I have written many visual novel reviews here at The New Leaf Journal. In so doing, I have cultivated some reusable terms to describe common visual novel characteristics. One term I have become fond of is describing a certain type of visual novel choice structure as survive and advance.
Because I have used this description often, including in my first on-site visual novel review, and will likely have cause to use it in the future, I decided to publish an article defining the use of the term in the visual novel context.
Many visual novels or sound novels (the distinction is not material for our instant purposes) have choices. Different kinds of choices are presented in visual novels.
Some choices have no impact on the ultimate course of the story but may change a scene or a small amount of dialogue.
Other novels have meaningful choices that do change the course of events in the story.
In this article, we are concerned with meaningful choices. Not all meaningful choices are the same. For example, in dating sim type novels, choices may correlate to raising or lowering the affection of one of the heroines or heroes. In other cases, choices about where to go or who to spend time with may be connected to a point system that ultimately determines the player’s route.

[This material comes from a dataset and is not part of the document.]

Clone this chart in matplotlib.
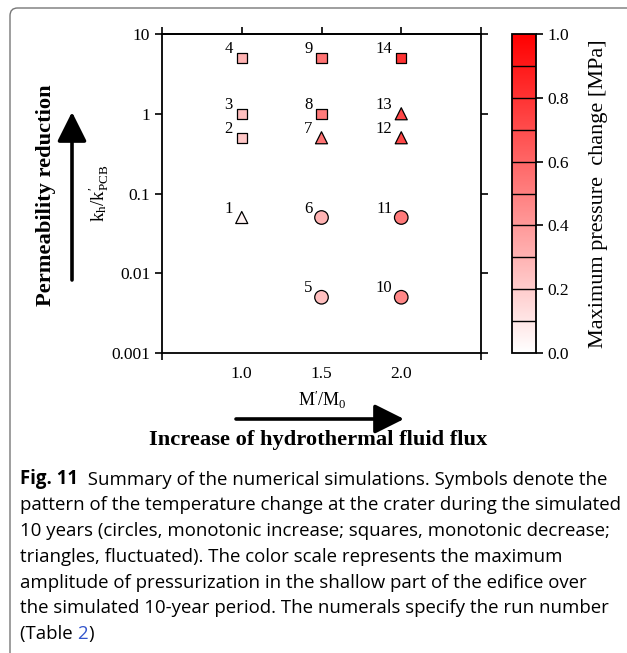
import matplotlib
matplotlib.use("Agg")
import matplotlib.pyplot as plt
import numpy as np
from matplotlib.colors import LinearSegmentedColormap, Normalize
from matplotlib.patches import FancyBboxPatch

# run data (Table 2)
runs = [1, 2, 3, 4, 5, 6, 7, 8, 9, 10, 11, 12, 13, 14]
m_ratio = [1.0, 1.0, 1.0, 1.0, 1.5, 1.5, 1.5, 1.5, 1.5, 2.0, 2.0, 2.0, 2.0, 2.0]
k_ratio = [0.05, 0.5, 1, 5, 0.005, 0.05, 0.5, 1, 5, 0.005, 0.05, 0.5, 1, 5]
pattern = ['tri', 'sq', 'sq', 'sq', 'circ', 'circ', 'tri', 'sq', 'sq',
           'circ', 'circ', 'tri', 'tri', 'sq']
dp_max = [0.05, 0.22, 0.25, 0.3, 0.25, 0.3, 0.55, 0.52, 0.55,
          0.47, 0.52, 0.72, 0.72, 0.8]

x_ticks = [1.0, 1.5, 2.0]
y_ticks = [0.001, 0.01, 0.1, 1, 10]
y_ticklabels = ['0.001', '0.01', '0.1', '1', '10']
cb_ticks = [0.0, 0.2, 0.4, 0.6, 0.8, 1.0]
cb_levels = np.linspace(0, 1, 11)

plt.rcParams['font.family'] = 'Liberation Serif'
plt.rcParams['mathtext.fontset'] = 'custom'
plt.rcParams['mathtext.rm'] = 'Liberation Serif'
plt.rcParams['mathtext.it'] = 'Liberation Serif'

W, H = 627, 653
fig = plt.figure(figsize=(W / 100, H / 100), dpi=100)

# caption frame
frame = FancyBboxPatch((10 / W, -0.02), 1.1, 1 - 8 / H + 0.02,
                       boxstyle="round,pad=0,rounding_size=0.012",
                       transform=fig.transFigure, fill=False,
                       edgecolor='#777777', lw=1.0)
fig.patches.append(frame)

ax = fig.add_axes([162 / W, 1 - 353 / H, 319 / W, 319 / H])
cax = fig.add_axes([512 / W, 1 - 353 / H, 24 / W, 319 / H])

cmap = LinearSegmentedColormap.from_list('wr', ['#ffffff', '#ff0000'])
norm = Normalize(0, 1)

markers = {'tri': ('^', 75), 'sq': ('s', 55), 'circ': ('o', 95)}
for key, (mk, size) in markers.items():
    idx = [i for i, p in enumerate(pattern) if p == key]
    ax.scatter([m_ratio[i] for i in idx], [k_ratio[i] for i in idx],
               c=[dp_max[i] for i in idx], cmap=cmap, norm=norm,
               marker=mk, s=size, edgecolors='black', linewidths=0.9,
               zorder=3)

for r, x, y in zip(runs, m_ratio, k_ratio):
    ax.annotate(str(r), (x, y), xytext=(-9, 5), textcoords='offset pixels',
                ha='right', va='baseline', fontsize=12)

ax.set_yscale('log')
ax.set_ylim(0.001, 10)
ax.set_xlim(0.5, 2.5)
ax.set_yticks(y_ticks)
ax.set_yticklabels(y_ticklabels)
ax.yaxis.set_minor_locator(matplotlib.ticker.NullLocator())
ax.set_xticks(x_ticks)
ax.set_xticklabels(['1.0', '1.5', '2.0'])
ax.set_xticks([0.5, 2.5], minor=True)
ax.tick_params(axis='x', which='major', length=0, pad=9, labelsize=12.5)
ax.tick_params(axis='x', which='minor', direction='out', length=5, width=1.2)
ax.tick_params(axis='y', which='major', direction='out', length=5, width=1.2,
               right=True, labelsize=12.5)
for sp in ax.spines.values():
    sp.set_linewidth(1.3)

top = ax.secondary_xaxis('top')
top.set_xticks([0.5, 1.0, 1.5, 2.0, 2.5])
top.tick_params(direction='out', length=5, width=1.2, labeltop=False)
top.spines['top'].set_linewidth(1.3)

ax.set_ylabel(r"$\mathrm{k_h/k^{\prime}_{PCB}}$", fontsize=13.5, labelpad=0)

fig.text(322 / W, 1 - 400 / H, r"$\mathrm{M^{\prime}/M_0}$", ha='center',
         va='center', fontsize=13)

# colorbar: continuous white-red scale with dividers every 0.1
sm = plt.cm.ScalarMappable(cmap=cmap, norm=norm)
cb = fig.colorbar(sm, cax=cax, ticks=cb_ticks)
for lv in cb_levels[1:-1]:
    cax.axhline(lv, color='black', lw=1.0)
cb.ax.set_yticklabels(['0.0', '0.2', '0.4', '0.6', '0.8', '1.0'])
cb.ax.tick_params(direction='out', length=5, width=1.2, labelsize=12.5)
cb.outline.set_linewidth(1.3)
cb.set_label('Maximum pressure  change [MPa]', fontsize=16, labelpad=14)

# axis concept labels and arrows
fig.text(46 / W, 1 - 195 / H, 'Permeability reduction', rotation=90,
         ha='center', va='center', fontsize=16.2, fontweight='bold')
fig.text(318 / W, 1 - 440 / H, 'Increase of hydrothermal fluid flux',
         ha='center', va='center', fontsize=16.2, fontweight='bold')
arrow_style = dict(arrowstyle='-|>,head_length=0.9,head_width=0.45',
                   lw=2.6, color='black', shrinkA=0, shrinkB=0,
                   mutation_scale=20)
ax.annotate('', xy=(72, H - 112), xytext=(72, H - 280),
            xycoords='figure pixels', textcoords='figure pixels',
            arrowprops=arrow_style, annotation_clip=False)
ax.annotate('', xy=(404, H - 419), xytext=(236, H - 419),
            xycoords='figure pixels', textcoords='figure pixels',
            arrowprops=arrow_style, annotation_clip=False)

# caption
cap_size = 13.4
cap_font = dict(family='Open Sans', fontsize=cap_size, va='baseline')
line_y = [484, 510, 536, 562, 588, 613, 639]
t0 = fig.text(20 / W, 1 - line_y[0] / H, 'Fig. 11', fontweight='bold',
              **cap_font)
ax.annotate('  Summary of the numerical simulations. Symbols denote the',
            xy=(1, 0), xycoords=t0, xytext=(0, 0), textcoords='offset pixels',
            family='Open Sans', fontsize=cap_size, va='bottom', ha='left',
            annotation_clip=False)
lines = [
    'pattern of the temperature change at the crater during the simulated',
    '10 years (circles, monotonic increase; squares, monotonic decrease;',
    'triangles, fluctuated). The color scale represents the maximum',
    'amplitude of pressurization in the shallow part of the edifice over',
    'the simulated 10-year period. The numerals specify the run number',
]
for ln, yy in zip(lines, line_y[1:6]):
    fig.text(20 / W, 1 - yy / H, ln, **cap_font)
t1 = fig.text(20 / W, 1 - line_y[6] / H, '(Table ', **cap_font)
t2 = ax.annotate('2', xy=(1, 0), xycoords=t1, textcoords='offset pixels',
                 xytext=(0, 0), family='Open Sans', fontsize=cap_size,
                 va='bottom', color='#3355cc', annotation_clip=False)
ax.annotate(')', xy=(1, 0), xycoords=t2, textcoords='offset pixels',
            xytext=(0, 0), family='Open Sans', fontsize=cap_size,
            va='bottom', annotation_clip=False)

fig.savefig('out.png', dpi=100)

We are not concerned with these sorts of consequential choices here. We are thinking about more stark choices.
I use the term survive and advance to describe choices wherein one option ends the game and other option(s) continue the game. We are talking about high stakes choices where at least one option leads directly to a game over.
I was exposed to the term survive and advance many years ago in relation to the annual NCAA college basketball tournament, colloquially known as March Madness. After a play-in round, the NCAA tournament has 64 college basketball teams working their way through the bracket. The tournament has a survive and advance structure wherein the team that wins advances to the next round and the team that loses is eliminated from the tournament. There is no second-chance loser’s bracket. The term “survive and advance” is apt here. Winning means surviving to play in the next round. The champion must survive to the end, winning six consecutive games to capture the National Championship. While I always associated survive and advance with March Madness, the NFL playoffs are another well-known U.S. sports example of the format.
Applying “Survive and Advance” to Visual Novels
I describe a visual novel as having a “survive and advance” choice structure if the novel has more than one choice where at least one option causes a game over or bad end and at least one option advances the game forward.
See six examples of visual novels that I have reviewed (with links to each review) that have survive and advance choice structures:
- Bad End (review): Bad End is composed entirely of survive and advance choices. Every single choice in the game has one option that continues the game and one option that leads directly to a bad ending.
- Collage (review): Collage, like Bad End, presents only survive and advance choices. Every single choice in the game either leads to a game over or advances the story.
- Flood of Tears (review): The first half of Flood of Tears offers the player choices on which of the two heroines to spend time with. These choices ultimately determine which route the player ends up on. After triggering one of the two routes, the novel switches to a survive and advance structure, with almost all of the heroine route choices being of that species. (Some choices in the common route become survive and advance once the player is leaning toward one of the girl’s routes.)
- Night of the Forget-Me-Nots (review): A horror visual novel where every choice is meaningful. Some choices change the player’s route while other choices are sudden death (often literally), giving the novel a clear survive and advance structure.
- Plain Song (review): Plain Song is a love story visual novel with three choices. The first choice does not change the story, but the last two choices have one “correct” option and one option that leads directly to a game over.
- Return to Shironagasu Island (review): A Return to Shironagasu Island has a mix of meaningless choices and survive and advance choices where the wrong choice leads to the death of one of the main characters, and by extension a game over. It also has some survive and advance point and click sequences.
There are some novels with a single survive and advance-style choice. One great example is Shooting Star Hill (review). After offering several choices that do not materially affect the story (only dialogue), it presents one meaningful choice close to the end of the novel where there is one correct answer that leads to the true end and one wrong answer that leads to the bad end. However, while this is a survive and advance-style choice, I do not consider this a survive and advance choice structure. I borrowed the term from March Madness, which puts college basketball teams through a sudden death gauntlet of six games. In order for a visual novel to have a survive and advance structure, it must have more than one sudden death choice.
Shooting Star Hill’s final choice is very similar to Plain Song’s. However, Shooting Star Hill does not have a survive and advance structure because it only has one such choice. Plain Song has a tenuous claim to a survive and advance structure because it has two such choices, meeting my definition’s minimum threshold.
Having used the term survive and advance to describe choices in many visual novels, I thought that it was worth defining my use of the term clearly so I can refer back to this definition in the future. While March Madness and visual novels do not have much in common on the surface, a popular term from the NCAA basketball tournament proves to apply naturally to a certain, relatively common, visual novel choice structure.